MEXICO CITY, May 14 (BERNAMA-NNN-XINHUA)) -- At least 49 mutilated human bodies were found Sunday next to a highway in the municipality of Cadereyta in the northern Mexican state of Nuevo Leon, Mexican authorities announced.
The number of mutilated bodies found on a road adjacent to Monterey amounts to 49, of whom 43 were men and six women, an official source said.
The authorities had initially counted 37 bodies dumped in black plastic bags beside the road in the morning.
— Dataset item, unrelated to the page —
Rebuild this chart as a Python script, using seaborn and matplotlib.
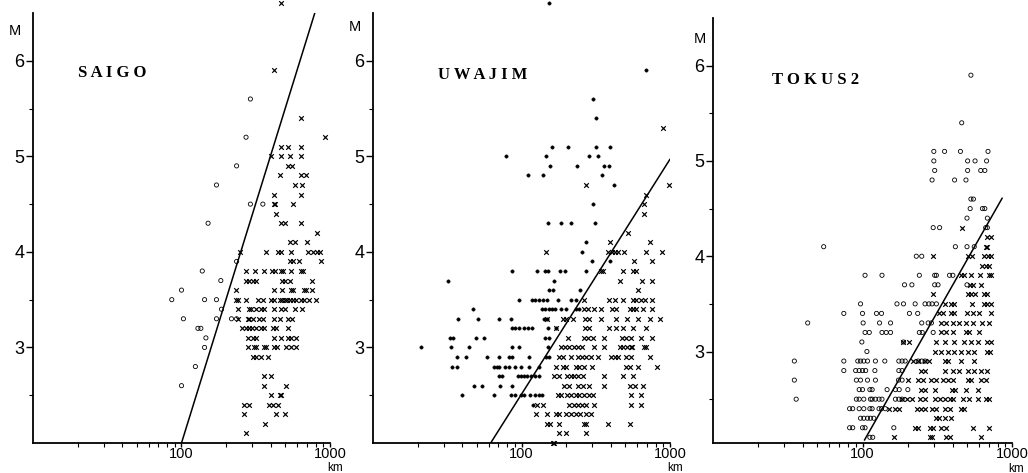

The state prosecutor in Nuevo Leon, Adrian de la Garza, told a press conference that authorities received a report at around 4 a.m. (0900 GMT) on the presence of bodies, which were thrown from a truck at kilometre 47 of a highway that connects to the border city of Reynosa of Tamaulipas state on the border with the United States.
De la Garza said a message left near the scene may suggest that the extremely violent Zetas drug cartel was responsible, in which it confirmed the victims were from the Gulf Cartel and also launched threats against the Sinaloa Cartel and the state government.
The prosecutor said it will be harder to identify the victims, because all were decapitated and their hands were amputated.
"In all cases, to complicate the investigation, their heads and limbs had been cut off," he said.
The prosecutor said he had received no reports of missing people in recent days, "and less on that amount," so he did not rule out the possibility that "victims may be migrants" from other Latin American country.
Jorge Domene, a government security spokesman of Nuevo Leon, said some bodies have tattoos of the Santa Muerte, a religious cult popular among members of organised crime.
The spokesman said governor Rodrigo Medina had requested federal support for investigation to seek out those responsible for the slaughter.
This finding comes just four days after another 18 decapitated and mutilated bodies were found in two cars on a road near Guadalajara, Jalisco state capital, which was also attributed to the revenge of the drug cartels.
Mexico is experiencing an escalation of violence by disputes between drug cartels and military deployment for combat, leaving more than 47,000 dead in drug-related violence for the last five years.